* EXERCISE DETAILS
In your copy, leave out the pictures; write out all the data exactly.

* DATA BLOCK
--- --- ---
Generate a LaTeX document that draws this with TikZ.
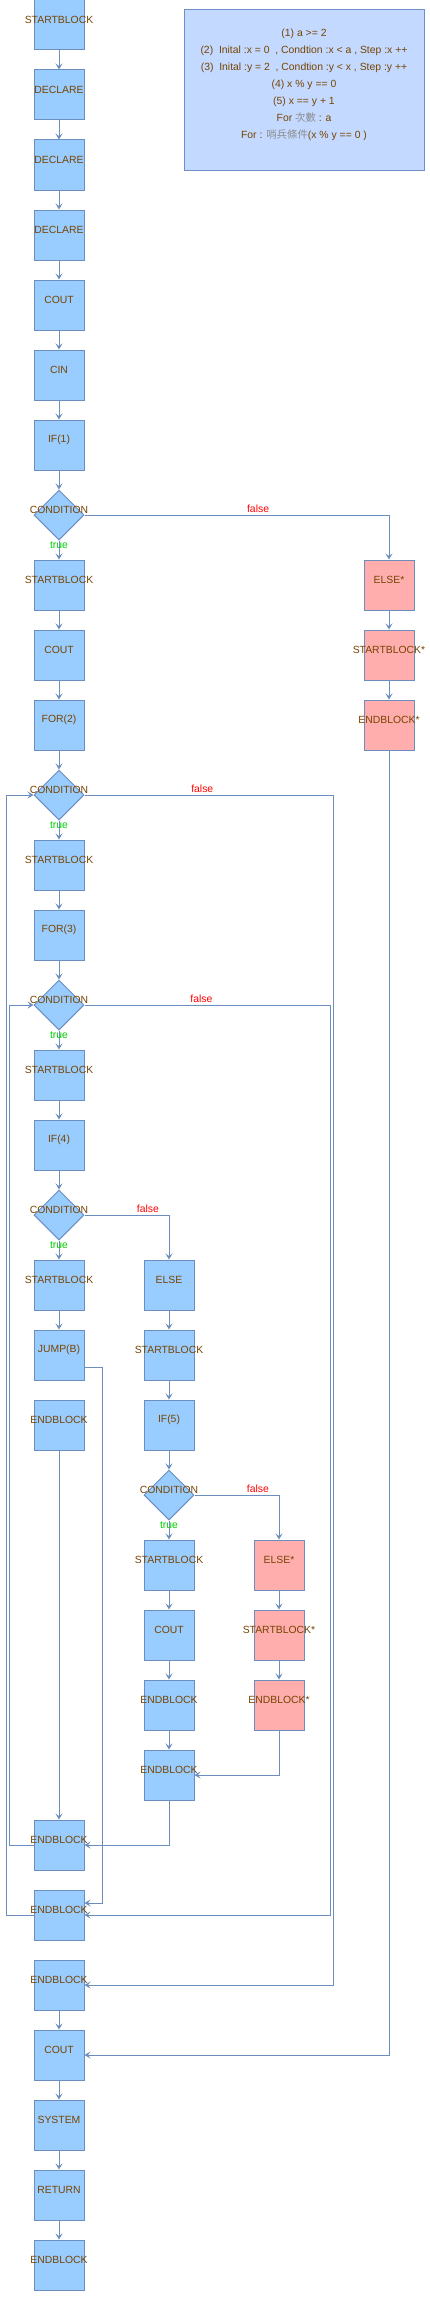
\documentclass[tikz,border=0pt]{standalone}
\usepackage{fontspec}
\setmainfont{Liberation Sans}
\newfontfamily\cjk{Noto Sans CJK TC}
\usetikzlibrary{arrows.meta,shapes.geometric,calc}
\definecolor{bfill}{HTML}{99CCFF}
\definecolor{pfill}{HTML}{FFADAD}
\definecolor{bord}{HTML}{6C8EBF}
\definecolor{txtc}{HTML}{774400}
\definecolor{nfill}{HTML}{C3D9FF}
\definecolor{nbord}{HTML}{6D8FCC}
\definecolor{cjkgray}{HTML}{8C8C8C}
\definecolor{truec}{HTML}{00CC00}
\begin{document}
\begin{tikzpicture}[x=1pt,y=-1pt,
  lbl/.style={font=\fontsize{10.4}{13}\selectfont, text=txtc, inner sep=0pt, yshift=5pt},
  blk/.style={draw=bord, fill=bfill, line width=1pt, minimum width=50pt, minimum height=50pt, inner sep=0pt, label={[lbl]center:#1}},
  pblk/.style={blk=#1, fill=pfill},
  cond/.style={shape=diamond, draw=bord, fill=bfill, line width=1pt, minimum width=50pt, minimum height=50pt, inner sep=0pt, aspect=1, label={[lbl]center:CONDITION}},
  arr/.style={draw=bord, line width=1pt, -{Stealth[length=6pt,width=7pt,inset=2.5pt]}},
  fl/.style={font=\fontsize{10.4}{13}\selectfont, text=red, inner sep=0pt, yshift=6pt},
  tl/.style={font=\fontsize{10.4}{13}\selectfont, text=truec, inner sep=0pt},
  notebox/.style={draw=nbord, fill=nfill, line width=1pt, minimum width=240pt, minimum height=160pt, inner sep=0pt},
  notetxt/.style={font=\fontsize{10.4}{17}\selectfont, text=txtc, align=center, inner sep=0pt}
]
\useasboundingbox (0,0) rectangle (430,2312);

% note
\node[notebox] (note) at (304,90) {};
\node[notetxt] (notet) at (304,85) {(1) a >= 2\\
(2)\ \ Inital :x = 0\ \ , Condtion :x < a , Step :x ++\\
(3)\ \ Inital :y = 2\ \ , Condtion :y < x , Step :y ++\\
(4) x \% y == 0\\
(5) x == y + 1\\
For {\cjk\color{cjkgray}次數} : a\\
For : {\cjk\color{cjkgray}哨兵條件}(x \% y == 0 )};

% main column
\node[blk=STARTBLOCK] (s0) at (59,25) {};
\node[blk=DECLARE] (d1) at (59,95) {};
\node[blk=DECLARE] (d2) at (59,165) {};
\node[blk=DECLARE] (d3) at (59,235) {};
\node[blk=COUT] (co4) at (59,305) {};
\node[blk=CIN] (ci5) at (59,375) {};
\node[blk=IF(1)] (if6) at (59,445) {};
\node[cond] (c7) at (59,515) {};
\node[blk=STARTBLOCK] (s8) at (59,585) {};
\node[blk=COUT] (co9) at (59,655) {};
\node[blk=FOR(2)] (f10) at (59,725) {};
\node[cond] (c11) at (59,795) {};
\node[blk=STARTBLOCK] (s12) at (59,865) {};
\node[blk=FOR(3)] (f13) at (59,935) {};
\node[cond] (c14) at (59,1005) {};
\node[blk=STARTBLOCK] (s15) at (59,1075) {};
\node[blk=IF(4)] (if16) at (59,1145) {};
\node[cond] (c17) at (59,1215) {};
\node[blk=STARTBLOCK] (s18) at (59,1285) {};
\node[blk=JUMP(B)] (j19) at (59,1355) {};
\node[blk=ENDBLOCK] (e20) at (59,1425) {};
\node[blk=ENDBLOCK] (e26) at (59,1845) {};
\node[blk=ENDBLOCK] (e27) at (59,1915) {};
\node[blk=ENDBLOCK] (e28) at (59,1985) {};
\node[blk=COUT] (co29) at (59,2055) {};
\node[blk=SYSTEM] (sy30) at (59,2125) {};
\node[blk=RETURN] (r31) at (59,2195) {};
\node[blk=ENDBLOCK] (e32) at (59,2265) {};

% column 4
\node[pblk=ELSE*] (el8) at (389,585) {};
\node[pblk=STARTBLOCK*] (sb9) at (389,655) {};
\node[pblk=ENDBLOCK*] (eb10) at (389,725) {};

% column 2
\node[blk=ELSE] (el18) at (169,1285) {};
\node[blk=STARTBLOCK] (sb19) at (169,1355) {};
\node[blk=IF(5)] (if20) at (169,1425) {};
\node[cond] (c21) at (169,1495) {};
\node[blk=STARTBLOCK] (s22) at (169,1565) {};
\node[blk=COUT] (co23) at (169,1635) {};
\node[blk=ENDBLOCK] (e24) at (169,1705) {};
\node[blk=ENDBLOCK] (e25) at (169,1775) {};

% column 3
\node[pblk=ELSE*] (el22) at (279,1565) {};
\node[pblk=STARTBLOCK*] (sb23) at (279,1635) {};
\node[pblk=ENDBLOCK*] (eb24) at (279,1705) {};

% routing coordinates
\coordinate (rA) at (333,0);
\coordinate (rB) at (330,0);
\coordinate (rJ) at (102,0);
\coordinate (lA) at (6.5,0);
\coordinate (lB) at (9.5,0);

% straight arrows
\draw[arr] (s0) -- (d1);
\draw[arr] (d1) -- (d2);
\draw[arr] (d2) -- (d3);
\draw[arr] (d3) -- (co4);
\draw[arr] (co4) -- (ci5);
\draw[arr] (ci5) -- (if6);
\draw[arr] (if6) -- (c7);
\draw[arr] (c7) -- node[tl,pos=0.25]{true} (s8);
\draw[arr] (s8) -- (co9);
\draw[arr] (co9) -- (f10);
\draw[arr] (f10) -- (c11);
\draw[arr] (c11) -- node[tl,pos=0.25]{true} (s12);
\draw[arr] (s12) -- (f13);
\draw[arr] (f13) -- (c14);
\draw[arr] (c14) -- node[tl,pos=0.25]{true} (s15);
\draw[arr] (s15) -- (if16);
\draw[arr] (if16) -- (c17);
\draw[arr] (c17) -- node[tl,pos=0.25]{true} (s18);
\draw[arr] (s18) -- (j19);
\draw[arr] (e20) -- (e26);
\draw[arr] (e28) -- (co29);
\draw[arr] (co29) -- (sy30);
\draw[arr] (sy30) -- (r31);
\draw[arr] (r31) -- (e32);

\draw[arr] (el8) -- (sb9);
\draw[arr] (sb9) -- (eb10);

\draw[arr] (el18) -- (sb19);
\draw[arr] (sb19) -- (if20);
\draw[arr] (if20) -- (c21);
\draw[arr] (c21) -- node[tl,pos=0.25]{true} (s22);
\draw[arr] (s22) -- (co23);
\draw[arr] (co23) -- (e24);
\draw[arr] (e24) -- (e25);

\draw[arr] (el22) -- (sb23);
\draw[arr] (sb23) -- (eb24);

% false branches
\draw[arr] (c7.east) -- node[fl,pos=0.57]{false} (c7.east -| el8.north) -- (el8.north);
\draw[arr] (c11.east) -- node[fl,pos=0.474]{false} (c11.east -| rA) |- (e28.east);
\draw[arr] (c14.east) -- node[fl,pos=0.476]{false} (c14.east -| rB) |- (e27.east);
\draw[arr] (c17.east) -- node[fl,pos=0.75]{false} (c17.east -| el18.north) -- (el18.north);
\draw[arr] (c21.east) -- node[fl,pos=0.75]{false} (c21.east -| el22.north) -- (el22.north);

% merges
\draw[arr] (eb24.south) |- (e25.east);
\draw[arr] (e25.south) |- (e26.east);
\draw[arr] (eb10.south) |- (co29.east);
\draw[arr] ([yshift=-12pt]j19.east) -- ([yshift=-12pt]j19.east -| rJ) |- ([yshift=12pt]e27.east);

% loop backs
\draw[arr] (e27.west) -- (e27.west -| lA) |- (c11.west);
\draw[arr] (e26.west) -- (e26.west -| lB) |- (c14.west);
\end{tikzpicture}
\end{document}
--- --- ---
* TASK OUTPUT
Generate a LaTeX document that draws this with TikZ.
\documentclass[tikz,border=0pt]{standalone}
\usepackage{fontspec}
\setmainfont{Liberation Sans}
\newfontfamily\cjk{Noto Sans CJK TC}
\usetikzlibrary{arrows.meta,shapes.geometric,calc}
\definecolor{bfill}{HTML}{99CCFF}
\definecolor{pfill}{HTML}{FFADAD}
\definecolor{bord}{HTML}{6C8EBF}
\definecolor{txtc}{HTML}{774400}
\definecolor{nfill}{HTML}{C3D9FF}
\definecolor{nbord}{HTML}{6D8FCC}
\definecolor{cjkgray}{HTML}{8C8C8C}
\definecolor{truec}{HTML}{00CC00}
\begin{document}
\begin{tikzpicture}[x=1pt,y=-1pt,
  lbl/.style={font=\fontsize{10.4}{13}\selectfont, text=txtc, inner sep=0pt, yshift=5pt},
  blk/.style={draw=bord, fill=bfill, line width=1pt, minimum width=50pt, minimum height=50pt, inner sep=0pt, label={[lbl]center:#1}},
  pblk/.style={blk=#1, fill=pfill},
  cond/.style={shape=diamond, draw=bord, fill=bfill, line width=1pt, minimum width=50pt, minimum height=50pt, inner sep=0pt, aspect=1, label={[lbl]center:CONDITION}},
  arr/.style={draw=bord, line width=1pt, -{Stealth[length=6pt,width=7pt,inset=2.5pt]}},
  fl/.style={font=\fontsize{10.4}{13}\selectfont, text=red, inner sep=0pt, yshift=6pt},
  tl/.style={font=\fontsize{10.4}{13}\selectfont, text=truec, inner sep=0pt},
  notebox/.style={draw=nbord, fill=nfill, line width=1pt, minimum width=240pt, minimum height=160pt, inner sep=0pt},
  notetxt/.style={font=\fontsize{10.4}{17}\selectfont, text=txtc, align=center, inner sep=0pt}
]
\useasboundingbox (0,0) rectangle (430,2312);

% note
\node[notebox] (note) at (304,90) {};
\node[notetxt] (notet) at (304,85) {(1) a >= 2\\
(2)\ \ Inital :x = 0\ \ , Condtion :x < a , Step :x ++\\
(3)\ \ Inital :y = 2\ \ , Condtion :y < x , Step :y ++\\
(4) x \% y == 0\\
(5) x == y + 1\\
For {\cjk\color{cjkgray}次數} : a\\
For : {\cjk\color{cjkgray}哨兵條件}(x \% y == 0 )};

% main column
\node[blk=STARTBLOCK] (s0) at (59,25) {};
\node[blk=DECLARE] (d1) at (59,95) {};
\node[blk=DECLARE] (d2) at (59,165) {};
\node[blk=DECLARE] (d3) at (59,235) {};
\node[blk=COUT] (co4) at (59,305) {};
\node[blk=CIN] (ci5) at (59,375) {};
\node[blk=IF(1)] (if6) at (59,445) {};
\node[cond] (c7) at (59,515) {};
\node[blk=STARTBLOCK] (s8) at (59,585) {};
\node[blk=COUT] (co9) at (59,655) {};
\node[blk=FOR(2)] (f10) at (59,725) {};
\node[cond] (c11) at (59,795) {};
\node[blk=STARTBLOCK] (s12) at (59,865) {};
\node[blk=FOR(3)] (f13) at (59,935) {};
\node[cond] (c14) at (59,1005) {};
\node[blk=STARTBLOCK] (s15) at (59,1075) {};
\node[blk=IF(4)] (if16) at (59,1145) {};
\node[cond] (c17) at (59,1215) {};
\node[blk=STARTBLOCK] (s18) at (59,1285) {};
\node[blk=JUMP(B)] (j19) at (59,1355) {};
\node[blk=ENDBLOCK] (e20) at (59,1425) {};
\node[blk=ENDBLOCK] (e26) at (59,1845) {};
\node[blk=ENDBLOCK] (e27) at (59,1915) {};
\node[blk=ENDBLOCK] (e28) at (59,1985) {};
\node[blk=COUT] (co29) at (59,2055) {};
\node[blk=SYSTEM] (sy30) at (59,2125) {};
\node[blk=RETURN] (r31) at (59,2195) {};
\node[blk=ENDBLOCK] (e32) at (59,2265) {};

% column 4
\node[pblk=ELSE*] (el8) at (389,585) {};
\node[pblk=STARTBLOCK*] (sb9) at (389,655) {};
\node[pblk=ENDBLOCK*] (eb10) at (389,725) {};

% column 2
\node[blk=ELSE] (el18) at (169,1285) {};
\node[blk=STARTBLOCK] (sb19) at (169,1355) {};
\node[blk=IF(5)] (if20) at (169,1425) {};
\node[cond] (c21) at (169,1495) {};
\node[blk=STARTBLOCK] (s22) at (169,1565) {};
\node[blk=COUT] (co23) at (169,1635) {};
\node[blk=ENDBLOCK] (e24) at (169,1705) {};
\node[blk=ENDBLOCK] (e25) at (169,1775) {};

% column 3
\node[pblk=ELSE*] (el22) at (279,1565) {};
\node[pblk=STARTBLOCK*] (sb23) at (279,1635) {};
\node[pblk=ENDBLOCK*] (eb24) at (279,1705) {};

% routing coordinates
\coordinate (rA) at (333,0);
\coordinate (rB) at (330,0);
\coordinate (rJ) at (102,0);
\coordinate (lA) at (6.5,0);
\coordinate (lB) at (9.5,0);

% straight arrows
\draw[arr] (s0) -- (d1);
\draw[arr] (d1) -- (d2);
\draw[arr] (d2) -- (d3);
\draw[arr] (d3) -- (co4);
\draw[arr] (co4) -- (ci5);
\draw[arr] (ci5) -- (if6);
\draw[arr] (if6) -- (c7);
\draw[arr] (c7) -- node[tl,pos=0.25]{true} (s8);
\draw[arr] (s8) -- (co9);
\draw[arr] (co9) -- (f10);
\draw[arr] (f10) -- (c11);
\draw[arr] (c11) -- node[tl,pos=0.25]{true} (s12);
\draw[arr] (s12) -- (f13);
\draw[arr] (f13) -- (c14);
\draw[arr] (c14) -- node[tl,pos=0.25]{true} (s15);
\draw[arr] (s15) -- (if16);
\draw[arr] (if16) -- (c17);
\draw[arr] (c17) -- node[tl,pos=0.25]{true} (s18);
\draw[arr] (s18) -- (j19);
\draw[arr] (e20) -- (e26);
\draw[arr] (e28) -- (co29);
\draw[arr] (co29) -- (sy30);
\draw[arr] (sy30) -- (r31);
\draw[arr] (r31) -- (e32);

\draw[arr] (el8) -- (sb9);
\draw[arr] (sb9) -- (eb10);

\draw[arr] (el18) -- (sb19);
\draw[arr] (sb19) -- (if20);
\draw[arr] (if20) -- (c21);
\draw[arr] (c21) -- node[tl,pos=0.25]{true} (s22);
\draw[arr] (s22) -- (co23);
\draw[arr] (co23) -- (e24);
\draw[arr] (e24) -- (e25);

\draw[arr] (el22) -- (sb23);
\draw[arr] (sb23) -- (eb24);

% false branches
\draw[arr] (c7.east) -- node[fl,pos=0.57]{false} (c7.east -| el8.north) -- (el8.north);
\draw[arr] (c11.east) -- node[fl,pos=0.474]{false} (c11.east -| rA) |- (e28.east);
\draw[arr] (c14.east) -- node[fl,pos=0.476]{false} (c14.east -| rB) |- (e27.east);
\draw[arr] (c17.east) -- node[fl,pos=0.75]{false} (c17.east -| el18.north) -- (el18.north);
\draw[arr] (c21.east) -- node[fl,pos=0.75]{false} (c21.east -| el22.north) -- (el22.north);

% merges
\draw[arr] (eb24.south) |- (e25.east);
\draw[arr] (e25.south) |- (e26.east);
\draw[arr] (eb10.south) |- (co29.east);
\draw[arr] ([yshift=-12pt]j19.east) -- ([yshift=-12pt]j19.east -| rJ) |- ([yshift=12pt]e27.east);

% loop backs
\draw[arr] (e27.west) -- (e27.west -| lA) |- (c11.west);
\draw[arr] (e26.west) -- (e26.west -| lB) |- (c14.west);
\end{tikzpicture}
\end{document}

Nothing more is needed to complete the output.